WRONG BUT NOT SORRY
By
A. K. GRANT
As a rule I don’t reply to letters critical of my reviews. There are few things more pathetic than the sight of a critic proving sensitive to criticism. However a recent letter from a reader, written apropos of my review of Fay Weldon’s play “Alan’s Story.” requires a response from me. In the review, as those of you who keep a clipping of it in your wallet or tucked inside your brassiere will recall, I said that Ms Weldon appeared to have gained her knowledge of New Zealand from 10 minutes hanging round Earl’s Court tube station. The reader writes: "Are you sure that Fay Weldon is British? I
understood that she was a New Zealander, bom and bred here in Christchurch. At least I am sure I read that she was raised here in Christchurch. It is most unusual for British playwrights to write a play depicting so intimately the life in another country without having more knowledge than that gained at Earl’s Court tube station. Is it possible to check my information? Will you apologise if you are wrong?” My answer to the reader is, yes I am wrong and no I most certainly won’t apologise. I have located a couple of interviews with Ms Weldon. From these it appears that Ms Weldon spent her childhood in Amberley and Coromandel.

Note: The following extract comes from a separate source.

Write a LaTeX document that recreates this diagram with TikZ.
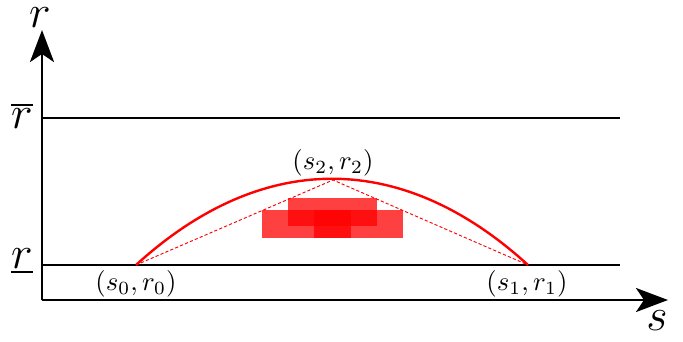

and for a period was a pupil at Christchurch Girl’s High School. In 1948 while she and her mother were on a visit to Britain her father died and she never returned here Therefore Ms Weldon’s play is based on impressions of New Zealand, the most mature of which are those of a 17-year-old schoolgirl and the freshest of which are 28 years old. It is no wonder in these circumstances that Ms Weldon’s views about New Zealand in general and the nature of New Zealand women in particular are so patronising a collection of cliches. What cannot be forgiven, in my view, is the presumption involved in
writing a play about people who are obviously intended to be representative New Zealanders, and endowing them with attributes which are no more than the half-remem-bered prejudices of a permanent expatriate. There is a parallel tendency to justify one’s presence in Britain by representing New Zealand as a hostile land of Philistines, from which all true and sensitive spirits must escape as soon as possible.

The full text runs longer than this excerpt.